Naturally the attempt to be patriotic, to be the best upholders of the nation and so on, is going to take its most grotesque and harmful form in these imperialist countries. But, as an ideological stand, as a point of departure, it’s still not correct for communists of any nation, even if in some ways it is not as harmful in those countries where the national question is on the agenda as opposed to those advanced and capitalist countries where it is not on the agenda.
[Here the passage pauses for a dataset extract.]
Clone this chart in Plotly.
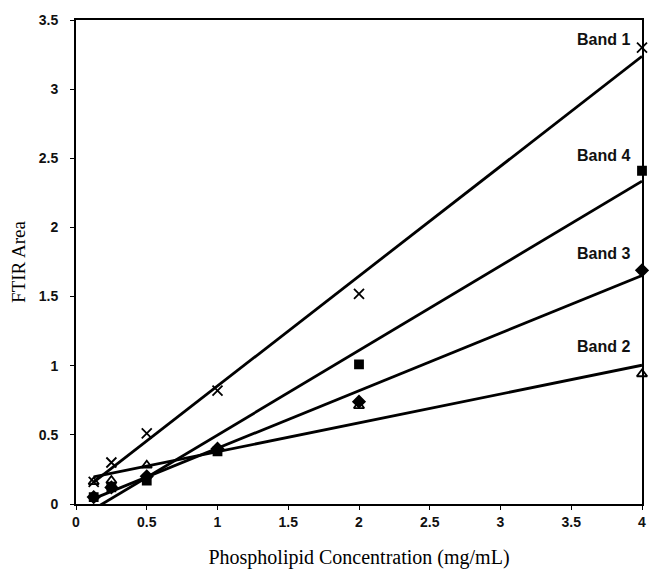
import numpy as np
import plotly.graph_objects as go

# Phospholipid concentration (mg/mL) and integrated FTIR band areas
conc = [0.125, 0.25, 0.5, 1, 2, 4]
band1 = [0.16, 0.30, 0.51, 0.82, 1.52, 3.30]
band2 = [0.16, 0.17, 0.28, 0.40, 0.71, 0.94]
band3 = [0.05, 0.12, 0.20, 0.40, 0.74, 1.69]
band4 = [0.05, 0.12, 0.17, 0.38, 1.01, 2.41]

band_names = ["Band 1", "Band 2", "Band 3", "Band 4"]
band_values = [band1, band2, band3, band4]
band_symbols = ["x-thin", "triangle-up-open", "diamond", "square"]
band_sizes = [10, 9, 9, 8]
label_y = [3.36, 1.14, 1.81, 2.52]

x_ticks = [0, 0.5, 1, 1.5, 2, 2.5, 3, 3.5, 4]
y_ticks = [0, 0.5, 1, 1.5, 2, 2.5, 3, 3.5]

fig = go.Figure()

x_arr = np.array(conc)
for name, vals, sym, sz in zip(band_names, band_values, band_symbols, band_sizes):
    slope, intercept = np.polyfit(x_arr, np.array(vals), 1)
    fit_x = [x_arr.min(), x_arr.max()]
    fit_y = [slope * fx + intercept for fx in fit_x]
    fig.add_trace(go.Scatter(
        x=fit_x, y=fit_y, mode="lines",
        line=dict(color="black", width=2.8),
        showlegend=False, hoverinfo="skip",
    ))
    fig.add_trace(go.Scatter(
        x=conc, y=vals, mode="markers", name=name,
        marker=dict(symbol=sym, size=sz, color="black",
                    line=dict(color="black", width=1.8)),
        showlegend=False, cliponaxis=False,
    ))

for name, ly in zip(band_names, label_y):
    fig.add_annotation(
        x=3.73, y=ly, text=f"<b>{name}</b>", showarrow=False,
        font=dict(family="Liberation Sans, Arial", size=16, color="#111"),
        xanchor="center", yanchor="middle",
    )

axis_common = dict(
    showgrid=False, zeroline=False,
    showline=True, linecolor="black", linewidth=2, mirror=True,
    ticks="outside", ticklen=4, tickwidth=1.2, tickcolor="black",
    tickfont=dict(family="Liberation Sans, Arial", size=14, color="#111"),
)

fig.update_layout(
    width=649, height=571,
    margin=dict(l=76, r=3, t=20, b=67),
    paper_bgcolor="white", plot_bgcolor="white",
    xaxis=dict(
        range=[0, 4], tickvals=x_ticks,
        ticktext=[f"<b>{v:g}</b>" for v in x_ticks],
        title=dict(text="Phospholipid Concentration (mg/mL)",
                   font=dict(family="Liberation Serif, Times New Roman", size=20, color="black"),
                   standoff=21),
        **axis_common,
    ),
    yaxis=dict(
        range=[0, 3.5], tickvals=y_ticks,
        ticktext=[f"<b>{v:g}</b>" for v in y_ticks],
        ticklabelstandoff=9,
        title=dict(text="FTIR Area",
                   font=dict(family="Liberation Serif, Times New Roman", size=19, color="black"),
                   standoff=8),
        **axis_common,
    ),
)

fig.write_html("out.html")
Still, in the oppressed nations, over time and particularly if the revolution does succeed in advancing beyond the first stage and into the socialist stage—beyond national liberation and the new-democratic stage of revolution to the stage of socialism—this kind of outlook will more and more come into contradiction with the need to further advance the revolution and will place limitations on the ability of those leading it to guide the revolution forward in unity with the overall struggle of the international proletariat—to advance it as part of, and a subordinate part of, the world revolutionary movement. It’s one thing to say that we have to practice internationalism. But merely the desire to uphold and apply proletarian internationalism is not enough to actually do so. It is necessary, again, to understand from a materialist and a dialectical standpoint, both the material and philosophical basis for why things have to be approached first of all and as a point of departure from the world arena; and as an ideological reflection of that, why communists are, in terms of their basic stand and point of departure, representatives of the international proletariat and not representatives of any nation or even of the workers of that particular nation (which is also another variant of how this nationalist deviation can express itself). It can express itself as, we are the representatives of the American or British or French or Chinese or Egyptian workers, what have you—you can just fill in the blank. But even if it’s given a “class content” in this way, it is still a nationalist deviation.